How confusions which seem irremediable turn into relatively clear flowing streams when one is heard. "  

Carl Rogers
Experiences in Communication


 


 

"So, as you can readily see from what I have said thus far, a creative, active, sensitive, accurate, empathic, nonjudgmental listening is for me terribly important in a relationship. It is important for me to provide it; it has been extremely important, especially at certain times in my life, to receive it.

I feel that I have grown within myself when I have provided it; I am very sure that I have grown and been released and enhanced when I have received this kind of listening. "

Carl Rogers
 Experiences in Communication

 

 

 

"A further element that establishes a climate for self-initiated, experiential learning is empathetic understanding. 
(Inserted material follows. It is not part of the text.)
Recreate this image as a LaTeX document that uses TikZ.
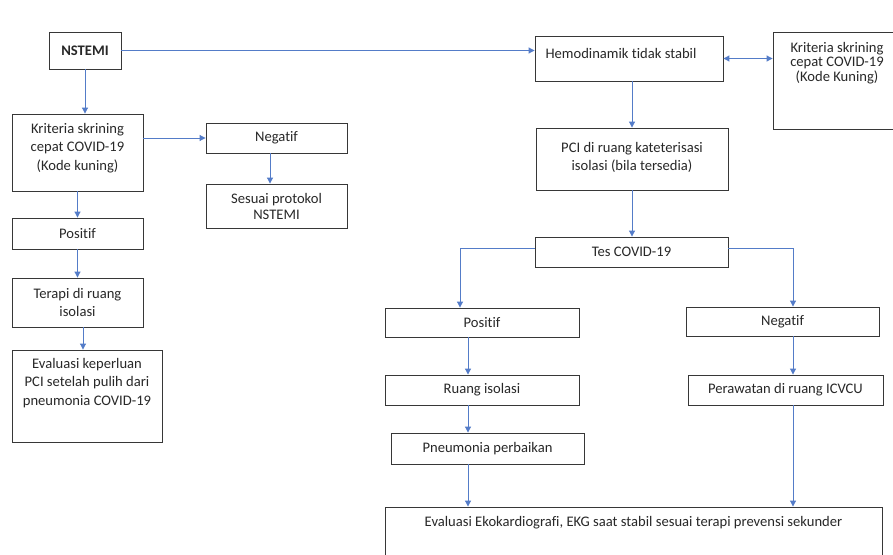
\documentclass[tikz,border=0pt]{standalone}
\usepackage{fontspec}
\setmainfont{Carlito}[Ligatures=NoCommon]
\usetikzlibrary{arrows.meta}
\definecolor{arr}{RGB}{84,124,200}
\definecolor{bord}{RGB}{55,55,55}
\definecolor{txt}{RGB}{40,40,40}
% raised, zero-width paragraph: #1 vertical shift, #2 width, #3 text
\newcommand\bx[3]{\raisebox{#1}[\height][\depth]{\makebox[0pt]{\parbox{#2}{\centering #3}}}}
\begin{document}
\begin{tikzpicture}[x=1pt,y=-1pt,
  box/.style={draw=bord, line width=0.9pt, inner sep=0pt, align=center, text=txt,
    font=\fontsize{14.6}{18.3}\selectfont},
  conn/.style={draw=arr, line width=1pt, -{Triangle[length=6pt,width=6pt]}},
  biconn/.style={draw=arr, line width=1pt, {Triangle[length=6pt,width=6pt]}-{Triangle[length=6pt,width=6pt]}},
]
\useasboundingbox (0,0) rectangle (893,554);
\clip (0,0) rectangle (893,554);
\fill[white] (0,0) rectangle (893,554);

% left column
\node[box, minimum width=72, minimum height=37] (nstemi) at (85,50.5) {\textbf{NSTEMI}};
\node[box, minimum width=131, minimum height=77] (krit1) at (77.5,152.5)
  {\bx{4.5pt}{130pt}{Kriteria skrining\\cepat COVID-19\\(Kode kuning)}};
\node[box, minimum width=141, minimum height=30] (neg1) at (276.5,138) {Negatif};
\node[box, minimum width=141, minimum height=44, font=\fontsize{14.6}{16}\selectfont] (sesuai) at (276.5,206)
  {Sesuai protokol\\NSTEMI};
\node[box, minimum width=131, minimum height=31] (pos1) at (77.5,233.5) {Positif};
\node[box, minimum width=131, minimum height=49, font=\fontsize{14.6}{17.7}\selectfont] (terapi) at (77.5,302.5)
  {Terapi di ruang\\isolasi};
\node[box, minimum width=150, minimum height=92] (eval1) at (87,396)
  {\bx{13pt}{150pt}{Evaluasi keperluan\\PCI setelah pulih dari\\pneumonia COVID-19}};

% right part
\node[box, minimum width=188, minimum height=45] (hemo) at (629,58.5)
  {\bx{5.5pt}{188pt}{\hspace*{-16pt}Hemodinamik tidak stabil}};
\node[box, minimum width=128, minimum height=97, font=\fontsize{14.6}{14.6}\selectfont] (krit2) at (837,80.5)
  {\bx{17.5pt}{128pt}{Kriteria skrining\\cepat COVID-19\\(Kode Kuning)}};
\node[box, minimum width=192, minimum height=62] (pci) at (632,159)
  {\bx{1.5pt}{192pt}{PCI di ruang kateterisasi\\isolasi (bila tersedia)}};
\node[box, minimum width=193, minimum height=30] (tes) at (631.5,252) {Tes COVID-19};
\node[box, minimum width=194, minimum height=29] (pos2) at (482,322.5) {Positif};
\node[box, minimum width=193, minimum height=29] (neg2) at (782.5,321.5) {Negatif};
\node[box, minimum width=194, minimum height=30] (ruang) at (482,390) {Ruang isolasi};
\node[box, minimum width=195, minimum height=30] (rawat) at (785.5,390) {Perawatan di ruang ICVCU};
\node[box, minimum width=193, minimum height=31] (pneu) at (487.5,448.5) {Pneumonia perbaikan};
\node[box, minimum width=497, minimum height=63] (eval2) at (633.5,538.5)
  {\bx{15.5pt}{490pt}{Evaluasi Ekokardiografi, EKG saat stabil sesuai terapi prevensi sekunder}};

% helper x positions
\coordinate (c1) at (270,0);
\coordinate (c2) at (83,0);
\coordinate (c3) at (460,0);
\coordinate (lx) at (468,0);
\coordinate (rx) at (793,0);

% connectors
\draw[conn] (nstemi.east) -- (nstemi.east -| hemo.west);
\draw[biconn] (hemo.east) -- (hemo.east -| krit2.west);
\draw[conn] (nstemi.south) -- (nstemi.south |- krit1.north);
\draw[conn] (krit1.east |- neg1.west) -- (neg1.west);
\draw[conn] (neg1.south -| c1) -- (sesuai.north -| c1);
\draw[conn] (krit1.south) -- (pos1.north);
\draw[conn] (pos1.south) -- (terapi.north);
\draw[conn] (terapi.south -| c2) -- (eval1.north -| c2);
\draw[conn] (hemo.south -| pci.north) -- (pci.north);
\draw[conn] (pci.south) -- (pci.south |- tes.north);
\draw[conn] ([yshift=4pt]tes.west) -| (pos2.north -| c3);
\draw[conn] ([yshift=4pt]tes.east) -| (neg2.north -| rx);
\draw[conn] (pos2.south -| lx) -- (ruang.north -| lx);
\draw[conn] (ruang.south -| lx) -- (pneu.north -| lx);
\draw[conn] (pneu.south -| lx) -- (eval2.north -| lx);
\draw[conn] (neg2.south -| rx) -- (rawat.north -| rx);
\draw[conn] (rawat.south -| rx) -- (eval2.north -| rx);
\end{tikzpicture}
\end{document}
When the teacher has the ability to understand the student’s reactions from the inside, has a sensitive awareness of the way the process of education and learning seems to the student, then again the likelihood of significant learning is increased.

Carl Rogers
Freedom to Learn,
pp. 126-127.

 

 

 

"Man's inability to communicate is a result of his failure to listen effectively." 

Carl Rogers

 

 


"The curious paradox is that when I accept myself just as I am, then I can change."

Carl Rogers
 

 

"Being listened to by someone who understands makes it possible for persons to listen more accurately to themselves, with greater empathy toward their own visceral experiencing, their own vaguely felt meanings." 

Carl Rogers
 

 

 

"true empathy is always free of any evaluative or diagnostic quality. This comes across to the recipient with some surprise. "If I am not being judged, perhaps I am not so evil or abnormal as I have thought. "

Carl Rogers

 

 

 

 

Empathy is saying to someone:
“I’m trying to be a companion to you in your search and your exploration.
I want to know, am I with you? 
Is this the way it seems to you? 
Is this the thing you’re trying to express? 
Is this the meaning it has for you?”
So in a sense I’m saying, 
“I’m walking with you step by step, and I want to make sure I am with you. 
Am I with you?” 
So that’s a little bit of my understanding about empathy."


Carl Rogers

 

 

 

 

"a listening, empathic approach leads 
to improved communication,
to greater acceptance of others and by others, and
to attitudes which are more positive and more problem-solving in nature. 

There is a decrease 
in defensiveness, 
in exaggerated statements, 
in evaluative and critical behavior."  

Carl Rogers

 

 


 


Carl Rogers
 

 

 

 "To my mind, empathy is in itself a healing agent. It is one of the most potent aspects of therapy, because it releases, it confirms, it brings even the most frightened client into the human race. If a person is understood, he or she belongs."

 (Rogers, 1986

 

 



Empathy is a special way of coming to know another and ourself, a kind of attuning and understanding. When empathy is extended, it satisfies our needs and wish for intimacy, it rescues us from our feelings of aloneness."  Carl Rogers


 

 

"People are just as wonderful as sunsets if you let them be. When I look at a sunset, I don't find myself saying, "Soften the orange a bit on the right hand corner." I don't try to control a sunset. I watch with awe as it unfolds."  Carl Rogers

 

 

 


"When the other person is hurting, confused, troubled, anxious, alienated, terrified; or when he or she is doubtful of self-worth, uncertain as to identity, then understanding is called for.

 

The gentle and sensitive companionship of an empathic stance… provides illumination and healing. In such situations deep understanding is, I believe, the most precious gift one can give to another."